Facebook to do away with ‘real name’ policy
Facebook has announced that it will do away with its ‘real name’ policy which has caused controversy.
The social network’s VP of growth Alex Schultz, wrote a lengthy post on Scribd explaining the policy and how it will change.
It explains that rather than “real names”, usually meaning legal names as the policy was enforced, people would be required to use “authentic names”, meaning those by which people are known to friends and family.
“We are deeply invested in making [this policy] better,” he wrote.
“I’ve seen first hand how people – including LGBT people – can be bullied online by people using fake or impersonating accounts.”
The changes to the policy will include allowing users to provide details about why they have chosen to use a particular name on their profile.
In addition, those who report people for using a name they believe to be “fake” will be asked to provide additional information.

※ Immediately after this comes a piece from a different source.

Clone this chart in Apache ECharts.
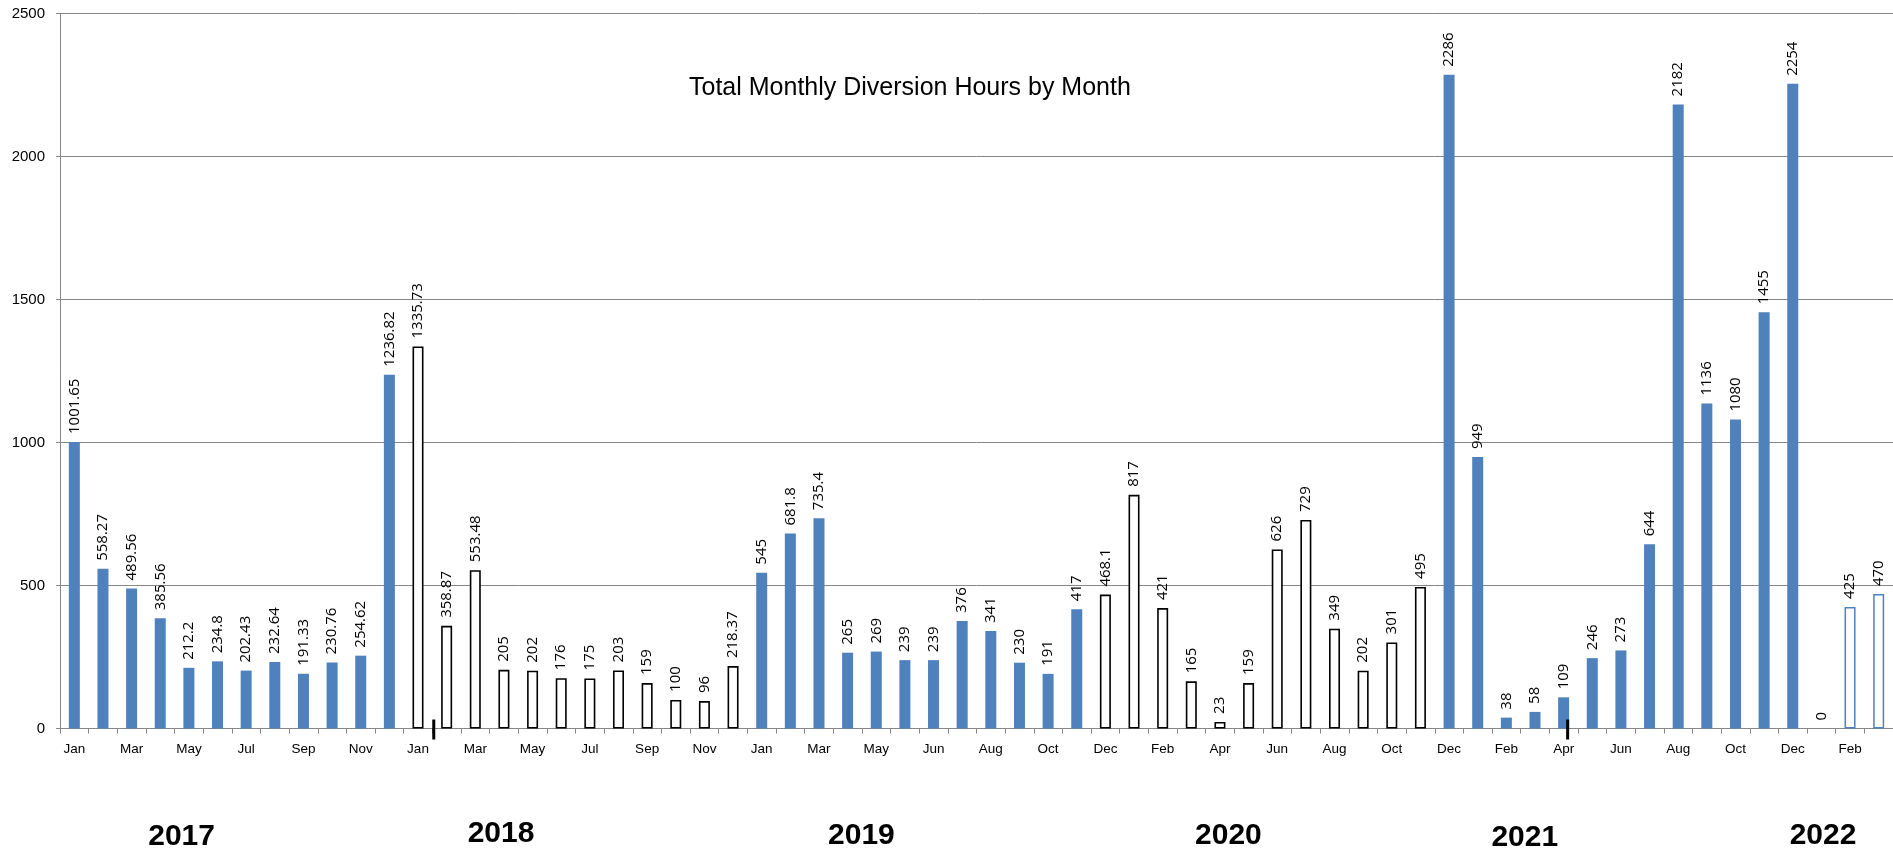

A German privacy watchdog earlier this year said Facebook is barred from enforcing its controversial real name policy.
More from PinkNews
An Ethiopian LGBT activist and leader had his account blocked by Facebook for not using his real name.
The social network has come under fire for banning members of the LGBT community from using the site without their real names.
Facebook banned hundreds of drag artists from the website last summer for not using their legal names on their profiles – which was later revealed to be the work of one user submitting a vast number of malicious reports.
The company promised to alter its ‘real name’ policy to allow trans people and drag artists to use their chosen names if they prefer – but no changes were ever made, and people still face bans.
In a cruel ironic twist, a trans woman who used to work for Facebook and helped develop their inclusive gender options was banned from the site for violating the ‘real name’ policy.
Mr Zuckerberg was asked about the policy in a Q&A on the website, and said that trans people should not be banned for not using their legal names.